What is integrity? How does it manifest in an employee?
• Doing the right thing, especially when nobody is watching
• Taking a complaint to someone who can actually do something about it
• Refraining from gossip and asking coworkers how they can help solve their complaints, rather than going along for the gossip ride and contributing to developing a “workplace sucks” corporate culture
• They do the right thing at work and at home
Here are some warning signs that a candidate may not have the most integrity:
• Talking about cheating on a spouse or partner, shopping ’til they drop even though they say they don’t make enough money, or putting down friends, neighbors and ex-coworkers
• Starting conversations with “Between you and me” or “Don’t say anything about this, but…” or “You didn’t hear this from me…”

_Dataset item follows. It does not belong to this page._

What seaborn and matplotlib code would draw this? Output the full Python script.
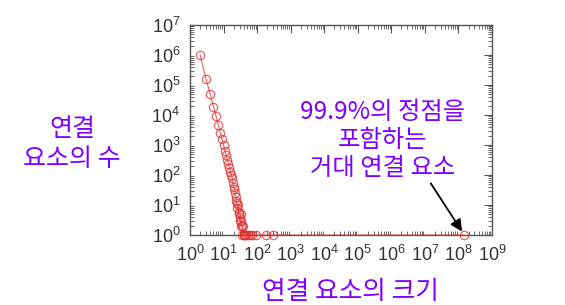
import matplotlib
matplotlib.use("Agg")
import matplotlib.pyplot as plt
import seaborn as sns
import numpy as np
import pandas as pd
from matplotlib.ticker import LogLocator, FixedLocator, NullFormatter

sns.set_theme(style="white")
plt.rcParams['font.family'] = ['Noto Sans CJK KR', 'DejaVu Sans']
plt.rcParams['mathtext.fontset'] = 'custom'
plt.rcParams['mathtext.rm'] = 'Liberation Sans'
plt.rcParams['mathtext.it'] = 'Liberation Sans'

# component sizes and number of components of each size
sizes = [2, 3, 4, 5, 6, 7, 8, 9, 10, 11, 12, 13, 14, 15, 16, 17, 18, 19, 20,
         21, 22, 23, 24, 25, 26, 27, 28, 29, 30, 31, 32, 33, 34, 35, 36, 38,
         40, 42, 45, 48, 52, 60, 70, 95, 190, 295, 1.5e8]
counts = [1.0e6, 1.6e5, 5.0e4, 1.9e4, 9.0e3, 4.6e3, 2.6e3, 1.6e3, 1.0e3,
          650, 450, 320, 230, 170, 130, 100, 80, 55, 40,
          35, 25, 18, 14, 12, 8, 10, 6, 5, 4, 3, 5, 2, 3, 2, 1, 2,
          1, 1, 1, 1, 1, 1, 1, 1, 1, 1, 1]

x_ticks = [1e0, 1e1, 1e2, 1e3, 1e4, 1e5, 1e6, 1e7, 1e8, 1e9]
x_tick_labels = [r'$10^{%d}$' % i for i in range(10)]
y_ticks = [1e0, 1e1, 1e2, 1e3, 1e4, 1e5, 1e6, 1e7]
y_tick_labels = [r'$10^{%d}$' % i for i in range(8)]

ylabel_text = "연결\n요소의 수"
xlabel_text = "연결 요소의 크기"
note_text = "99.9%의 정점을\n포함하는\n거대 연결 요소"

df = pd.DataFrame({"size": sizes, "count": counts})

fig = plt.figure(figsize=(5.65, 3.05), dpi=100)
ax = fig.add_axes([190/565, 1-235/305, (492-190)/565, (235-25)/305])

red = '#e03030'
sns.lineplot(data=df, x="size", y="count", ax=ax, estimator=None, sort=False,
             color=red, linewidth=0.8, alpha=0.75, marker='o', markersize=6,
             markerfacecolor='none', markeredgecolor=red, markeredgewidth=0.9,
             clip_on=False, zorder=3)

ax.set_xscale('log')
ax.set_yscale('log')
ax.set_xlim(1, 1e9)
ax.set_ylim(1, 1e7)
ax.set_xlabel('')
ax.set_ylabel('')

ax.xaxis.set_major_locator(FixedLocator(x_ticks))
ax.set_xticklabels(x_tick_labels)
ax.yaxis.set_major_locator(FixedLocator(y_ticks))
ax.set_yticklabels(y_tick_labels)
ax.xaxis.set_minor_locator(LogLocator(base=10, subs=np.arange(2, 10), numticks=20))
ax.yaxis.set_minor_locator(LogLocator(base=10, subs=np.arange(2, 10), numticks=20))
ax.xaxis.set_minor_formatter(NullFormatter())
ax.yaxis.set_minor_formatter(NullFormatter())

spc = '#555555'
for s in ax.spines.values():
    s.set_color(spc)
    s.set_linewidth(1.0)
ax.tick_params(which='major', direction='in', length=6, width=0.8, color=spc,
               top=True, right=True, labelsize=13, labelcolor='#333333')
ax.tick_params(axis='x', which='major', pad=7)
ax.tick_params(axis='y', which='major', pad=7)
ax.tick_params(which='minor', direction='in', length=3, width=0.6, color=spc,
               top=True, right=True, bottom=True, left=True)
ax.grid(False)

purple = '#7f00ff'
ax.annotate(note_text, xy=(1.5e8, 1), xycoords='data',
            xytext=(383/565, 1-140/305), textcoords='figure fraction',
            ha='center', va='center', fontsize=17.5, color=purple,
            linespacing=1.1, annotation_clip=False,
            arrowprops=dict(arrowstyle='-|>', color='black', lw=1.3,
                            shrinkA=2, shrinkB=3,
                            patchA=None, relpos=(0.78, 0)))

fig.text(72/565, 1-144/305, ylabel_text, ha='center', va='center',
         fontsize=18, color=purple, linespacing=1.2)
fig.text(350/565, 1-292/305, xlabel_text, ha='center', va='center',
         fontsize=18.5, color=purple)

fig.savefig('out.png', dpi=100, facecolor='white')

How to Keep Integrity at the Core of Your Legal Hiring Practices
As a team leader, get everyone involved and develop a set of core values for your team to live by. Have each team member define the values that are important to them, and then have everyone convene—over coffee and food, even—to determine what your team, as a whole, will stand for, operate by, and hold each other accountable to live by.

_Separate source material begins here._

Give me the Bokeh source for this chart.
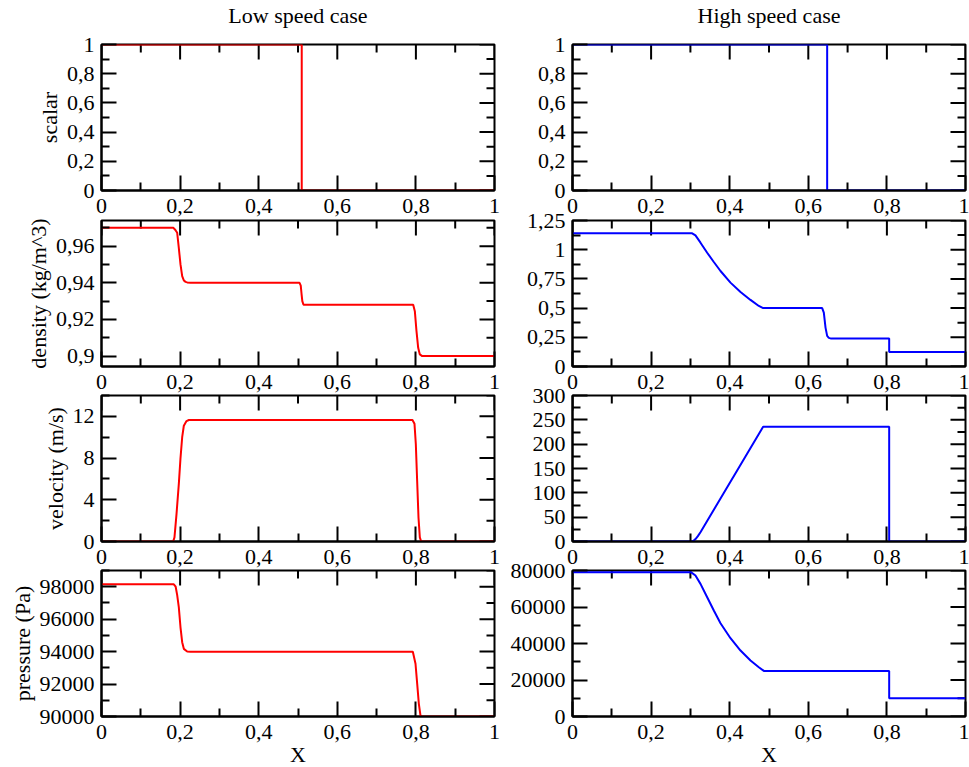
import math
from bokeh.plotting import figure
from bokeh.layouts import column, row
from bokeh.models import LinearAxis, FixedTicker, CustomJSTickFormatter, Range1d
from bokeh.embed import file_html
from bokeh.resources import INLINE

# ---------------- data ----------------
x_ticks = [0, 0.2, 0.4, 0.6, 0.8, 1.0]
x_minor = [0.1, 0.3, 0.5, 0.7, 0.9]

# Low speed case (red)
x_scalar_low = [0, 0.5095, 0.5095, 1.0]
scalar_low = [1, 1, 0, 0]

x_rho_low = [0, 0.183, 0.188, 0.1926, 0.1967, 0.201, 0.2053, 0.2095, 0.214, 0.218, 0.2265,
             0.504, 0.507, 0.509, 0.511, 0.514,
             0.7931, 0.7973, 0.8015, 0.8058, 0.81, 0.816, 1.0]
rho_low = [0.97, 0.97, 0.9688, 0.9673, 0.9591, 0.950, 0.9436, 0.9413, 0.9405, 0.9402, 0.94,
           0.94, 0.9385, 0.934, 0.930, 0.928,
           0.928, 0.9245, 0.9136, 0.9045, 0.9009, 0.9, 0.9]

x_u_low = [0, 0.1823, 0.1857, 0.1908, 0.1967, 0.201, 0.2053, 0.2095, 0.2163, 0.2223,
           0.7913, 0.7964, 0.7998, 0.8032, 0.8066, 0.81, 0.8134, 1.0]
u_low = [0, 0, 0.4, 2.6, 5.5, 8.0, 10.0, 11.1, 11.55, 11.65,
         11.65, 11.3, 9.35, 5.8, 2.3, 0.4, 0, 0]

x_p_low = [0, 0.184, 0.1887, 0.1925, 0.1967, 0.201, 0.2053, 0.2095, 0.218, 0.2265,
           0.7922, 0.799, 0.8033, 0.8075, 0.8117, 0.816, 1.0]
p_low = [98150, 98150, 98000, 97500, 96740, 95500, 94580, 94170, 94010, 93990,
         93990, 93250, 92015, 90780, 90060, 90000, 90000]

# High speed case (blue)
x_scalar_high = [0, 0.648, 0.648, 1.0]
scalar_high = [1, 1, 0, 0]

x_rho_high = [0, 0.3045, 0.3129, 0.3257, 0.3427, 0.3596, 0.3766, 0.402, 0.4275, 0.4529,
              0.4741, 0.4851, 0.6353, 0.6395, 0.6438, 0.648, 0.6522, 0.6582, 0.8058, 0.8058, 1.0]
rho_high = [1.14, 1.14, 1.1225, 1.06, 0.974, 0.8946, 0.8177, 0.718, 0.638, 0.570,
            0.5185, 0.5, 0.5, 0.4615, 0.333, 0.262, 0.245, 0.239, 0.239, 0.125, 0.125]

x_u_high = [0, 0.303, 0.308, 0.313, 0.319, 0.326, 0.4851, 0.8058, 0.8058, 1.0]
u_high = [0, 0, 1.5, 5, 11, 19.5, 236, 236, 0, 0]

x_p_high = [0, 0.302, 0.3129, 0.3257, 0.3427, 0.3596, 0.3766, 0.402, 0.4275, 0.4529,
            0.4741, 0.4868, 0.8058, 0.8058, 1.0]
p_high = [79000, 79000, 77240, 72680, 65370, 58070, 51130, 42910, 36150, 30680,
          27020, 25000, 25000, 10000, 10000]

# axis specifications
ylabels = ["scalar", "density (kg/m^3)", "velocity (m/s)", "pressure (Pa)"]
titles = ["Low speed case", "High speed case"]
xlabel = "X"

yrange_low = [(0, 1), (0.8943, 0.974), (0, 14), (90000, 99000)]
yticks_low = [[0, 0.2, 0.4, 0.6, 0.8, 1], [0.9, 0.92, 0.94, 0.96], [0, 4, 8, 12],
              [90000, 92000, 94000, 96000, 98000]]
yminor_low = [[0.1, 0.3, 0.5, 0.7, 0.9], [0.91, 0.93, 0.95, 0.97], [2, 6, 10, 14],
              [91000, 93000, 95000, 97000, 99000]]

yrange_high = [(0, 1), (0, 1.25), (0, 300), (0, 80000)]
yticks_high = [[0, 0.2, 0.4, 0.6, 0.8, 1], [0, 0.25, 0.5, 0.75, 1, 1.25],
               [0, 50, 100, 150, 200, 250, 300], [0, 20000, 40000, 60000, 80000]]
yminor_high = [[0.1, 0.3, 0.5, 0.7, 0.9], [0.125, 0.375, 0.625, 0.875, 1.125],
               [25, 75, 125, 175, 225, 275], [10000, 30000, 50000, 70000]]

series_low = [(x_scalar_low, scalar_low), (x_rho_low, rho_low), (x_u_low, u_low), (x_p_low, p_low)]
series_high = [(x_scalar_high, scalar_high), (x_rho_high, rho_high), (x_u_high, u_high),
               (x_p_high, p_high)]

# ---------------- styling ----------------
FONT = "Liberation Serif"
FS = "22px"
FMT = "const v = Math.round(tick*100000)/100000; return v.toString().replace('.', ',');"
MAJOR_LEN = 15
MINOR_LEN = 8


def style_axis(ax, ticks, minor):
    ax.ticker = FixedTicker(ticks=ticks, minor_ticks=minor)
    ax.formatter = CustomJSTickFormatter(code=FMT)
    ax.axis_line_color = "black"
    ax.axis_line_width = 2
    ax.major_tick_in = MAJOR_LEN
    ax.major_tick_out = 0
    ax.minor_tick_in = MINOR_LEN
    ax.minor_tick_out = 0
    ax.major_tick_line_width = 2
    ax.minor_tick_line_width = 2
    ax.major_tick_line_color = "black"
    ax.minor_tick_line_color = "black"
    ax.major_label_text_font = FONT
    ax.major_label_text_font_size = FS
    ax.major_label_text_color = "black"
    ax.axis_label_text_font = FONT
    ax.axis_label_text_font_size = FS
    ax.axis_label_text_font_style = "normal"
    ax.axis_label_text_color = "black"


def mirror_ticks(p, yr, yt, ym):
    # inward ticks on the top and right edges of the frame
    p.ray(x=x_ticks, y=[yr[1]] * len(x_ticks), length=MAJOR_LEN, angle=-math.pi / 2,
          length_units="screen", line_color="black", line_width=2)
    p.ray(x=x_minor, y=[yr[1]] * len(x_minor), length=MINOR_LEN, angle=-math.pi / 2,
          length_units="screen", line_color="black", line_width=2)
    p.ray(x=[1.0] * len(yt), y=yt, length=MAJOR_LEN, angle=math.pi,
          length_units="screen", line_color="black", line_width=2)
    p.ray(x=[1.0] * len(ym), y=ym, length=MINOR_LEN, angle=math.pi,
          length_units="screen", line_color="black", line_width=2)


def make_panel(col, ri, xs, ys, color, yr, yt, ym):
    left = col == 0
    top = ri == 0
    bottom = ri == 3
    p = figure(frame_width=393, frame_height=146, output_backend="svg", toolbar_location=None,
               x_range=Range1d(0, 1), y_range=Range1d(*yr),
               x_axis_type=None, y_axis_type=None,
               min_border_left=101 if left else 66, min_border_right=12 if left else 4,
               min_border_top=60 if top else 13, min_border_bottom=51 if bottom else 30,
               border_fill_color=None, outline_line_color="black", outline_line_width=2,
               background_fill_color="white",
               title=titles[col] if top else None)
    if top:
        p.title.align = "center"
        p.title.text_font = FONT
        p.title.text_font_size = FS
        p.title.text_font_style = "normal"
        p.title.text_color = "black"
        p.title.standoff = 33
    p.xgrid.visible = False
    p.ygrid.visible = False

    bx = LinearAxis()
    style_axis(bx, x_ticks, x_minor)
    bx.major_label_standoff = 8
    if bottom:
        bx.axis_label = xlabel
        bx.axis_label_standoff = 0
    p.add_layout(bx, "below")

    ly = LinearAxis()
    style_axis(ly, yt, ym)
    ly.major_label_standoff = 7
    if left:
        ly.axis_label = ylabels[ri]
        ly.axis_label_standoff = 2
    p.add_layout(ly, "left")

    mirror_ticks(p, yr, yt, ym)
    p.line(xs, ys, line_color=color, line_width=2)
    return p


rows = []
margins = [(-16, 0, 0, 0), (-13, 0, 0, 0), (-14, 0, 0, 0), (-14, 0, 0, 0)]
for i in range(4):
    pl = make_panel(0, i, series_low[i][0], series_low[i][1], "#ff0000",
                    yrange_low[i], yticks_low[i], yminor_low[i])
    ph = make_panel(1, i, series_high[i][0], series_high[i][1], "#0000ff",
                    yrange_high[i], yticks_high[i], yminor_high[i])
    rows.append(row(pl, ph, margin=margins[i]))

layout = column(*rows)
open("out.html", "w").write(file_html(layout, INLINE))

Some examples of core values to consider: respect for others, the “golden rule,” commitment to family, community contribution, spiritual guidance and growth…
These core values can be used to assess potential new hires or team members, as well evaluate existing team members during their reviews. Think about framing your list of core values so clients, referral sources and even vendors know what is important to your law firm. Not only are you creating a place of peace and possibility, but a beautiful, deliberate byproduct of increased referrals. Who would read those core values and not want to refer their friends and family to you?